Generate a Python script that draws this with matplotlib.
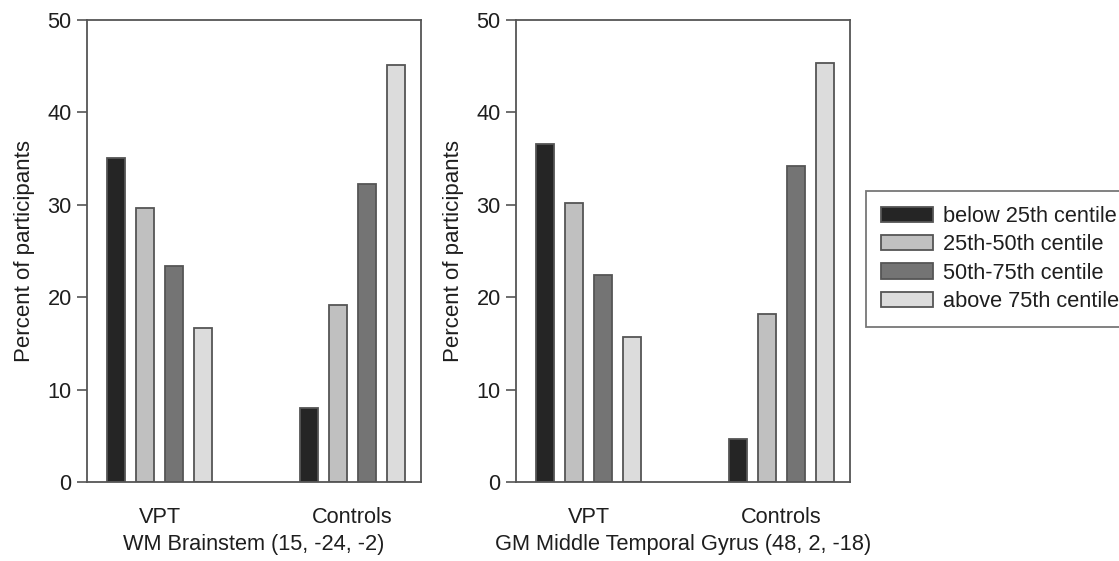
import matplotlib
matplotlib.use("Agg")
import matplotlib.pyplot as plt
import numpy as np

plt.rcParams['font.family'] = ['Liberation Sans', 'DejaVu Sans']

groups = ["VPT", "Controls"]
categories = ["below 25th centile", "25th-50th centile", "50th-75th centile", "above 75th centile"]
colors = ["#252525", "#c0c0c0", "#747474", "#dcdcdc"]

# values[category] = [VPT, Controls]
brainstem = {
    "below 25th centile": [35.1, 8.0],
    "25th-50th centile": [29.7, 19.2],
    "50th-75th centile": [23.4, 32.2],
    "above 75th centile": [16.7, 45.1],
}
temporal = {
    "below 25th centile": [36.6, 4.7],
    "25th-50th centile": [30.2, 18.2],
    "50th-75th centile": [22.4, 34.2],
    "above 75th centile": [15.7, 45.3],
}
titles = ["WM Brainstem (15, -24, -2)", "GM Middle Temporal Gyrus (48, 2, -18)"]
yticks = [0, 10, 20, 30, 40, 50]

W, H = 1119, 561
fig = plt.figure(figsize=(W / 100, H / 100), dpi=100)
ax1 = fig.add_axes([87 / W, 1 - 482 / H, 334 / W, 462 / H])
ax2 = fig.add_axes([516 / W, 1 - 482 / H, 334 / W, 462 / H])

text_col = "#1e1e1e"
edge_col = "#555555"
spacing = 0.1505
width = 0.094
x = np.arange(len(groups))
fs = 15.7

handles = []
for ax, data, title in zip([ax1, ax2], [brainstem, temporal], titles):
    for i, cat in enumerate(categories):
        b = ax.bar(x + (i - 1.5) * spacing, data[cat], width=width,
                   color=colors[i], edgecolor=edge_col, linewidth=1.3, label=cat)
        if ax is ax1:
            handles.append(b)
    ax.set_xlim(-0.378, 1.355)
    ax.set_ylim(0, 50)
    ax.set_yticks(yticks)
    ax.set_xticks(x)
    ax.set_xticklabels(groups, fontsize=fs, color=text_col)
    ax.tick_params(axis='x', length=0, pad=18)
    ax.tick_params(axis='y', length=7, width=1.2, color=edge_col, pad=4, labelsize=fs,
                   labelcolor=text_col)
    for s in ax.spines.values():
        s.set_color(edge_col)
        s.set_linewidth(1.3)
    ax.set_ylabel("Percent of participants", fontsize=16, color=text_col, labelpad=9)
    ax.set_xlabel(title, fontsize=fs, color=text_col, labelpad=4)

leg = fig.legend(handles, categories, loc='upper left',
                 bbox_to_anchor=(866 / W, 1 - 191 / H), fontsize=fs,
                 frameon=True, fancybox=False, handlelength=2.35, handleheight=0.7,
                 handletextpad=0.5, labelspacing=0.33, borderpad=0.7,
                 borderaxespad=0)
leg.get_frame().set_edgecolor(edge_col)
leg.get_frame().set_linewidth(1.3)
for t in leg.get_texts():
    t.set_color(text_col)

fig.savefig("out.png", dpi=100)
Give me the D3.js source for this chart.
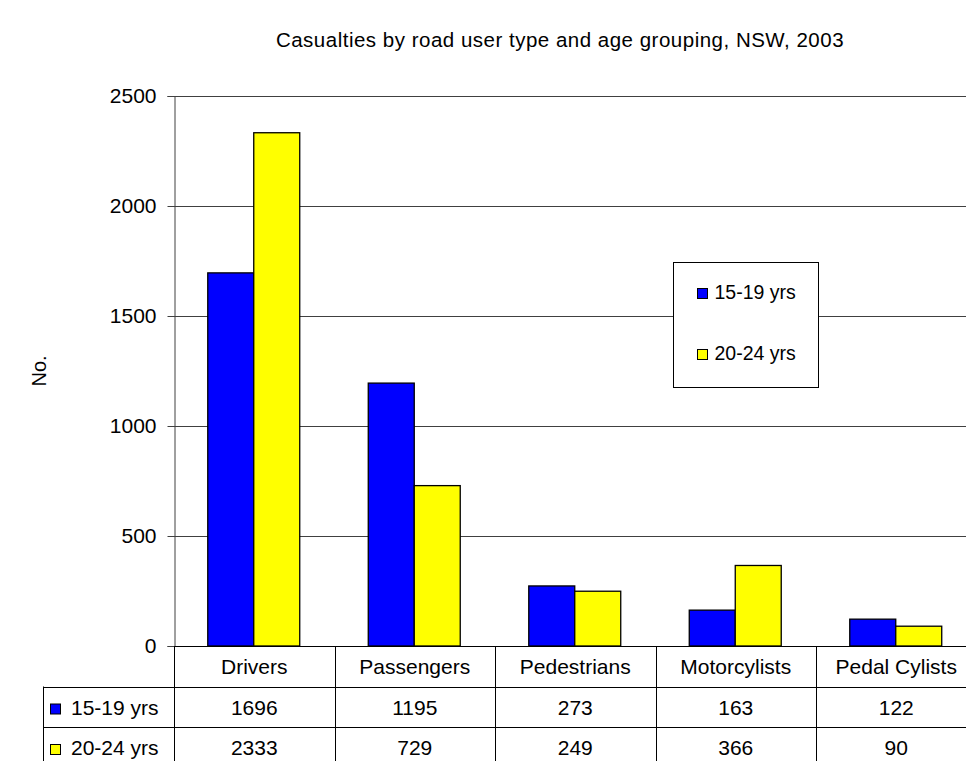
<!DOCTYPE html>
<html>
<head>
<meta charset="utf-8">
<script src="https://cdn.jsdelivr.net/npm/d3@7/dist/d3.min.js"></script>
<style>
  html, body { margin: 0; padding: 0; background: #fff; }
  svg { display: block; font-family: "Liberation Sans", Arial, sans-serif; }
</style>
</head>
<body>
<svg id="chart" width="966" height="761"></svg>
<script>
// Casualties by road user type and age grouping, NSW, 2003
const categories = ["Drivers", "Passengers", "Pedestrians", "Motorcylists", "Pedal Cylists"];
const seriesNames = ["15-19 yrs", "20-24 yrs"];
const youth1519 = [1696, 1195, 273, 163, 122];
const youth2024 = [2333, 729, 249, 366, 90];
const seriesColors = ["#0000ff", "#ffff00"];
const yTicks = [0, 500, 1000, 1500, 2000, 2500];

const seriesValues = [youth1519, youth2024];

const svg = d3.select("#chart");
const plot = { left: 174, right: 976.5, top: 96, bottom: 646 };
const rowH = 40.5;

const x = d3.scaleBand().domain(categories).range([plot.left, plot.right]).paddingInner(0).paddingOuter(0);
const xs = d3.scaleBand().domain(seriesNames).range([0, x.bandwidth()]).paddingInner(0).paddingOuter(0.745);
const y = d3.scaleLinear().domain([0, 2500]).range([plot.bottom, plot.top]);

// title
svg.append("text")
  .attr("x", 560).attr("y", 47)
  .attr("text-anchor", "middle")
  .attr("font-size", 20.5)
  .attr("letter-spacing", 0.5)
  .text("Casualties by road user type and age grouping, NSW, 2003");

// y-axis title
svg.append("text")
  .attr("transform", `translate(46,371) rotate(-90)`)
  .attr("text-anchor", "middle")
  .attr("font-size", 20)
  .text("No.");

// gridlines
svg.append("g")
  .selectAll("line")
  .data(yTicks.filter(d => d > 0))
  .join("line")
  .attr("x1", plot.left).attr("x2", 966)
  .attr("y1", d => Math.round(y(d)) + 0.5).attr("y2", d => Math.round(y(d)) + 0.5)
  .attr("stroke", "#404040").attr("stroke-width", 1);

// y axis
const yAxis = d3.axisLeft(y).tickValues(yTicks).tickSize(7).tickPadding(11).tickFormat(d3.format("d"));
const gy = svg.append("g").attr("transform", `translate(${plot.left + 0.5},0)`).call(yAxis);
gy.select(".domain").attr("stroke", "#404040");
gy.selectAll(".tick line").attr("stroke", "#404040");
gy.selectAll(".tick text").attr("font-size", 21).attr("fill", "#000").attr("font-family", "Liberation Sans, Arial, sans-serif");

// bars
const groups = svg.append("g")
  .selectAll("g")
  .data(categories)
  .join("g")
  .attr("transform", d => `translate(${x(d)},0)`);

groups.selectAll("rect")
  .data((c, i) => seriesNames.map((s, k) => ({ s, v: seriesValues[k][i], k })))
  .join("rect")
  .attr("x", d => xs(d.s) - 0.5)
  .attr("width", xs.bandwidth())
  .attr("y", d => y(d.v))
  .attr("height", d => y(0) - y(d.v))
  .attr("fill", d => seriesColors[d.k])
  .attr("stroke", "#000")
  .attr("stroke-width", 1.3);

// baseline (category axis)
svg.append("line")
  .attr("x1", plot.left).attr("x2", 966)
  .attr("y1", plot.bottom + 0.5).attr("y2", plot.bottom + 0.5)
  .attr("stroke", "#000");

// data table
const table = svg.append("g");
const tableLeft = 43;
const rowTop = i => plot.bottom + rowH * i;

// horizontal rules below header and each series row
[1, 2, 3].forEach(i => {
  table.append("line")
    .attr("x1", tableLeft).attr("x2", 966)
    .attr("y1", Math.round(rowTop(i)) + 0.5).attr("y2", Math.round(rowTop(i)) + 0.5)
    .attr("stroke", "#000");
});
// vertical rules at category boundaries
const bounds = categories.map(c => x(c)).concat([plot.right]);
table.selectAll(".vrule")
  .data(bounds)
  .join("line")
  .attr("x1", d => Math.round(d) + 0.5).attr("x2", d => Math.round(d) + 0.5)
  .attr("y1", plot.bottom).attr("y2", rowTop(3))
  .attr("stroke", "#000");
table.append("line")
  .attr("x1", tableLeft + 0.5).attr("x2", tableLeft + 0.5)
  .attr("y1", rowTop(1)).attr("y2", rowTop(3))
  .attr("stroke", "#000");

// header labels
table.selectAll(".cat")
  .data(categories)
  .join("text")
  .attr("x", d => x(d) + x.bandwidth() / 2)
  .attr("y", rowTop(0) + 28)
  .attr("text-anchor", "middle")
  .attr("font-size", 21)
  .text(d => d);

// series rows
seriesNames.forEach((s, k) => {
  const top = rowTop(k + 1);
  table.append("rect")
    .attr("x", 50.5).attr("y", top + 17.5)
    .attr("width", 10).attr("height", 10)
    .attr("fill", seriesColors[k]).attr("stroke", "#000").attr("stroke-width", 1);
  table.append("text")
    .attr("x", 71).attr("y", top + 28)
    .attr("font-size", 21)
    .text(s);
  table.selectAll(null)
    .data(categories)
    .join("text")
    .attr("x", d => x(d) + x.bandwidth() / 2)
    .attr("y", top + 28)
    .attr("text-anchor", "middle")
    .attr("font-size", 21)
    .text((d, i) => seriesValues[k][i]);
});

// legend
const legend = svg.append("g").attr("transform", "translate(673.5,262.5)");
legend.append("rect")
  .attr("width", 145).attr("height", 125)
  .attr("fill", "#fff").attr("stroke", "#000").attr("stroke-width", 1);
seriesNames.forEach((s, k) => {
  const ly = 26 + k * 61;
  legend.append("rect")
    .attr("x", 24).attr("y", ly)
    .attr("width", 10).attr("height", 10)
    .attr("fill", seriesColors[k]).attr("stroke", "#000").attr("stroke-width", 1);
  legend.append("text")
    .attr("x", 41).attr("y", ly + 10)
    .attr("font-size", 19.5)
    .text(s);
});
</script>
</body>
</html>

────────

* Task instructions
Using the listing above, show every line that includes the string "chart".

* Problem solution
Give me the D3.js source for this chart.
<svg id="chart" width="966" height="761"></svg>
const svg = d3.select("#chart");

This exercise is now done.